Plagiary, It’s Crawling All Over Me

Joseph Epstein – The Weekly Standard

Joseph Epstein
03/06/2006, Volume 011, Issue 24
If imitation is the sincerest form of flattery, what is plagiarism? The least sincere form? A genuine crime? Or merely the work of someone with less-than-complete mastery of quotation marks who is in too great a hurry to come up with words and ideas of his own?
Over many decades of scribbling, I have on a few occasions been told that some writer, even less original than I, had lifted a phrase or an idea of mine without attribution. I generally took this as a mild compliment. Now, though, at long last, someone has plagiarized me, straight out and without doubt.
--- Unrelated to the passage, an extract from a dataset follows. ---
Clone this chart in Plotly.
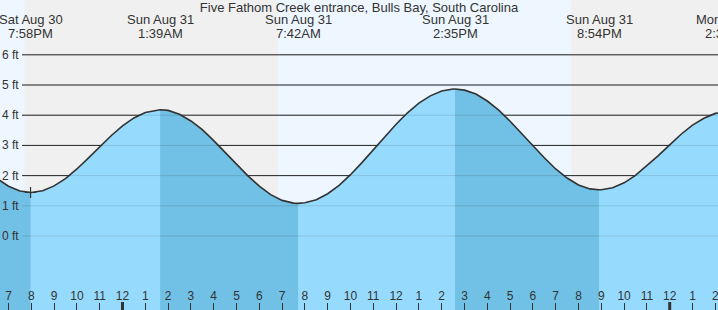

The theft is from an article of mine about Max Beerbohm, the English comic writer, written in the pages of the august journal you are now reading.
The man did it from a great distance–from India, in fact, in a publication calling itself “India’s Number One English Hindi news source”; the name of the plagiarist is being withheld to protect the guilty. I learned about it from an email sent to me by a generous reader.
Here is the plagiary:
JE: “Beerbohm was primarily and always an ironist, a comedian, an amused observer standing on the sidelines with a smile and a glass of wine in his hand. G.K. Chesterton said of him that ‘he does not indulge in the base idolatry of believing in himself.'”
TP (Tasteful Plagiarist): “Beerbohm was primarily and always an ironist, a comedian, an amused observer standing on the sidelines with a smile and a glass of wine in his hand. G.K. Chesterton rightly observed of him that ‘he does not indulge in the base idolatry of believing in himself.'”
In 30 years of teaching university students I never encountered a case of plagiarism, or even one that I suspected. Teachers I’ve known who have caught students in this sad act report that the capture gives one an odd sense of power. The power derives from the authority that resides behind the word “gotcha.” This is followed by that awful moment–a veritable sadist’s Mardi Gras–when one calls the student into one’s office and points out the odd coincidence that he seems to have written about existentialism in precisely the same words Jean-Paul Sartre used 52 years earlier.
In recent years, of course, plagiarisms have been claimed of a number of authors themselves famous enough to be plagiarized from. The historians Stephen Ambrose and Doris Kearns Goodwin were both caught in the act. The Harvard law professor Laurence Tribe has been accused of the crime. The novelist Jerzy Kosinski, a man who in some ways specialized in deceit, deposited chunks of writing from Polish sources into his books without attribution. Some years ago there was talk of plagiarism in Martin Luther King Jr.’s doctoral dissertation. Schadenfreudians are usually much pleased by the exposure of plagiarism in relatively high places; to discover that the mighty have not fallen so much as cheated on their way up excites many who have never attempted the climb.
I have myself always been terrified of plagiarism–of being accused of it, that is. Every writer is a thief, though some of us are more clever than others at disguising our robberies. The reason writers are such slow readers is that we are ceaselessly searching for things we can steal and then pass off as our own: a natty bit of syntax, a seamless transition, a metaphor that jumps to its target like an arrow shot from an aluminum crossbow.
In my own case, I have written a few books built to a great extent on other writers’ books. Where the blurry line between a paraphrase and a lift is drawn–not always so clear when composing such books–has always been worrisome to me. True, I’ve never said directly that man is a political animal, or that those who cannot remember the past are condemned to repeat it. Still, I worry that I may somewhere have crossed that blurry line.
In the realm of plagiarism, my view is, better a lender than a borrower be. (You can quote me on that.) The man who reported the plagiarism to me noted that he wrote to the plagiarist about it but had no response. At first I thought I might write to him myself, remarking that I much enjoyed his piece on Max Beerbohm and wondering where he found that perfectly apposite G.K. Chesterton quotation. Or I could directly accuse him, in my best high moral dudgeon, of stealing my words and then close by writing–no attribution here to Rudyard Kipling, of course–“Gunga Din, I’m a better man than you.” Or I could turn the case over, on a contingency basis, to a hungry young Indian lawyer, and watch him fight it out in the courts of Bombay or Calcutta, which is likely to produce a story that would make Bleak House look like Goodnight Moon.